Hmmmnnn. I have a flush fitting/ OEM market grey control box with 2 white buttons. Thought that was the new one and the screw-on brown/beige aftermarket one was old.

In any case, the answer depends on how it was fitted. Unless you want the display continually showing (in which case wire to 12V leisure supply), then a 9V PP3 battery is fine which is all I used. It only consumes milliamps for when you press the button to get a reading, so still works fine after 2.5 years.

Basically look behind the control unit and take things from there, maybe with a multimeter to check voltage on the wires (not the transducer wire)

Dave


----------



## apprentice (Jul 25, 2007)

Cheers DABurleigh,

Appreciate the advice - has enlightened me greatly.

Just to add - Nothing behind the control box, unless it's hidden in the wooden panel behind. Traced the wires down to cupboard below - nothing.

When I look inside the unit it has a separate two point connector along with a block with three screw down connectors - with one red and one black wire and the third is empty. 

No obvious place for a battery and no existing wires. Makes me wonder whether it's ever been wired in?

If there isn't one already how do I wire one in?

Many thanks,
apprentice


----------



## DABurleigh (May 9, 2005)

Well I'm not sure whether you have an identical model to this or not. However, it's only style anyway. You should have 3 wires - one for transducer, and two (red & black here too) connected to a battery somehow. I'm unclear from your description whether you have just 2 or 3 wires, and what is on the end of the red and black in the cupboard. What do you mean by "Traced the wires down to cupboard below - nothing" and "No obvious place for a battery and no existing wires." Another issue - is there actually a transducer at your cylinder(s)?

Hopefully the above and these pictures help. Note my wires are connected going to a 9V battery; the red wire goes to the other terminal in the block for 12V. And I only have a single cylinder connected.

Dave


----------



## apprentice (Jul 25, 2007)

Once again thanks for coming back.

Sorry if I am not being clear.

My unit is not the same on the fascia, however the wiring is - I have the red and the black wires, which you inform me go to your battery. I traced my red and black wires into the panel behind the unit and then traced them again in the back of the cupboard below. 

Question is where do your wires go? Once I can locate the battery then I can replace it and solve the problem.

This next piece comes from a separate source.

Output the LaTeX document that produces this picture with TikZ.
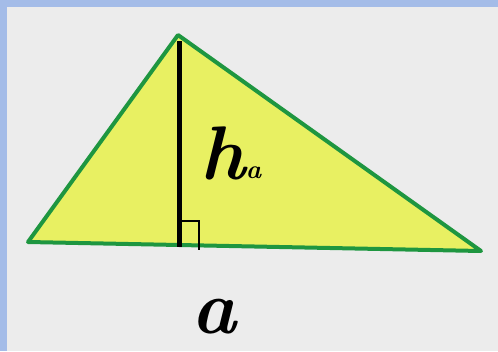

Currently not able to confirm about transducer - may get a chance in the morning.

apprentice


----------



## DABurleigh (May 9, 2005)

My wires go to a 9V PP3 battery gaffa-taped on the back of the control unit. The stand-by current is miniscule. Press the button and a few mA are drawn for 10 secs or so, before dropping back to micro-amps.

Sounds like yours go back to the 12V leisure battery. Have you checked the terminals at the control box are zero volts?

Dave


----------



## apprentice (Jul 25, 2007)

Thanks again DAB!... and thanks for taking the time out to provide pics - really helpful.

Quick update - I have just discovered that the single gas bottle I have ain't sitting on the pressure pad! :roll: So I'll change it over.

- I can see the small black wire (two pin connector from control box) going to the pad.

- I haven't located the other end of the red and black wires, but then I haven't located a leisure battery!

- no sign of a 9v battery. 

Off shortly on a long weekend break in the Hymer, so I'll use the time when it's raining :wink: to do some more investgation and if possible I will hopefully locate a fellow camper with a test meter.

I'll let you know on my return to a PC.

apprentice


----------



## apprentice (Jul 25, 2007)

Back at PC now.... over 2 years later!!! :wink: 

Just stumbled across my post and thought it would be both useful and courteous (if a little late!  ) to conclude and hopefully assist others.

Subsequently brought in an electrician friend who traced the wires to an unmarked factory style rocker switch mounted in the middle of the control panel. By switching this on, I could then utilise the Truma Sonatic L.

Better late than never,
apprentice


----------